Além disso, o bebê que um pai sonhou não é o mesmo que o outro sonhou. E é fácil que o bebê vire a corda em um cabo de guerra, pois um pai pode esperar que o filho seja super bem-sucedido e independente, enquanto o outro deseja que ele seja todo amor e devoção à família, duas aspirações, por vezes, antagônicas. O casal que até então só tinha que decidir a cor dos armários da cozinha juntos, passa a tomar decisões que determinarão o futuro da humanidade —humanidade do bebê, pelo menos. E seguem os pais, que formavam um belo casal, rumando a passos largos para o divórcio.
O casal que se bastava, ao ter um filho logo descobre que abriu a porteira para a família estendida. Porque o filho tem avó (pois é, a sua sogra!), avô, tios, primos... e cada parente tem suas próprias fantasias sobre o que deve ser e ter um bebê. Para cada mãe e pai que enche a boca dizendo MEU filho, tem uma comunidade inteira usando o mesmo pronome possessivo.

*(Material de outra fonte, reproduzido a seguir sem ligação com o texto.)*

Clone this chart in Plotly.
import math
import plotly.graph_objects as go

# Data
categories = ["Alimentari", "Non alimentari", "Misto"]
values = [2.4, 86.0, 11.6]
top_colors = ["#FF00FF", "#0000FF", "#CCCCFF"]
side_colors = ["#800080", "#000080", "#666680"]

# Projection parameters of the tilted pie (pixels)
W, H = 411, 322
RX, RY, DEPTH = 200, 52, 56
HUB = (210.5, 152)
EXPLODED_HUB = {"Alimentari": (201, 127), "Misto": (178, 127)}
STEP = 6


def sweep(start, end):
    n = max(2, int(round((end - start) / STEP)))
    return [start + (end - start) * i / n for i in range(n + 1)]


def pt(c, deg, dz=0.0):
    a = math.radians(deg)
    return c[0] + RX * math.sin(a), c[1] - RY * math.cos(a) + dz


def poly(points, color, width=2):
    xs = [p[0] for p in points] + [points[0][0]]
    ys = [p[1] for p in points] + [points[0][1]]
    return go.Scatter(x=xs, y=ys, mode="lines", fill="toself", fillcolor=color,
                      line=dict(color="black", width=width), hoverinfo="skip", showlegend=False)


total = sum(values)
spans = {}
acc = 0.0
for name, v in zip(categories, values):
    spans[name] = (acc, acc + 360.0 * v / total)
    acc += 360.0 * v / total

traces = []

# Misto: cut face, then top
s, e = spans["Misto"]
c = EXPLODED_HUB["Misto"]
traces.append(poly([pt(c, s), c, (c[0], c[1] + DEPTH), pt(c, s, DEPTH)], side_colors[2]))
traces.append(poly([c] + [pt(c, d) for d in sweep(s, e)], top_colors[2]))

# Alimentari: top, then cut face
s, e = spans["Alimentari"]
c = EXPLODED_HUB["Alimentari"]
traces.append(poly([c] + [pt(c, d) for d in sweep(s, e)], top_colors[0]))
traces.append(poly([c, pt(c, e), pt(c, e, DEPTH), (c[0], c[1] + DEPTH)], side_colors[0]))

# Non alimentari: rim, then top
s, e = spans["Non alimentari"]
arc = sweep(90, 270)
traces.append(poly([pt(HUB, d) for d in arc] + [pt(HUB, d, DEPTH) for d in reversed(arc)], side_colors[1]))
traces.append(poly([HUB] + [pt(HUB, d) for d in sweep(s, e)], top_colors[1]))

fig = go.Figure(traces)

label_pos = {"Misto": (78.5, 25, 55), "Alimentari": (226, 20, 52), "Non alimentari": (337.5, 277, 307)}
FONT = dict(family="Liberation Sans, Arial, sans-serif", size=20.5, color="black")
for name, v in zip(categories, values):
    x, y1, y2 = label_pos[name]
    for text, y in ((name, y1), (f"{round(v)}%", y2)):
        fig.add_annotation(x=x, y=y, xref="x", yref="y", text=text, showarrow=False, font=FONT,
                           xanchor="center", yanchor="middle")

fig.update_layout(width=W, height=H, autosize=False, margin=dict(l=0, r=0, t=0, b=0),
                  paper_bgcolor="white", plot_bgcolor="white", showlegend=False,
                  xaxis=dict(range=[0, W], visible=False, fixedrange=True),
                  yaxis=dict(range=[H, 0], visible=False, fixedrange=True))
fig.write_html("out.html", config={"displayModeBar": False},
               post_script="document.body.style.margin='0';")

A ideia não é fazer um texto contraceptivo (embora, por vezes, seja o caso de fazer outra coisa, no lugar de ter filhos), mas de apontar o automatismo do “temos filhos porque os temos”. E talvez propor que tenhamos filhos porque gostamos do slogan que circula nas redes sociais: “Quer uma vida selvagem? Tenha filhos!”. Lembremos, no entanto, que nesta selva, os bichos moram dentro de nós.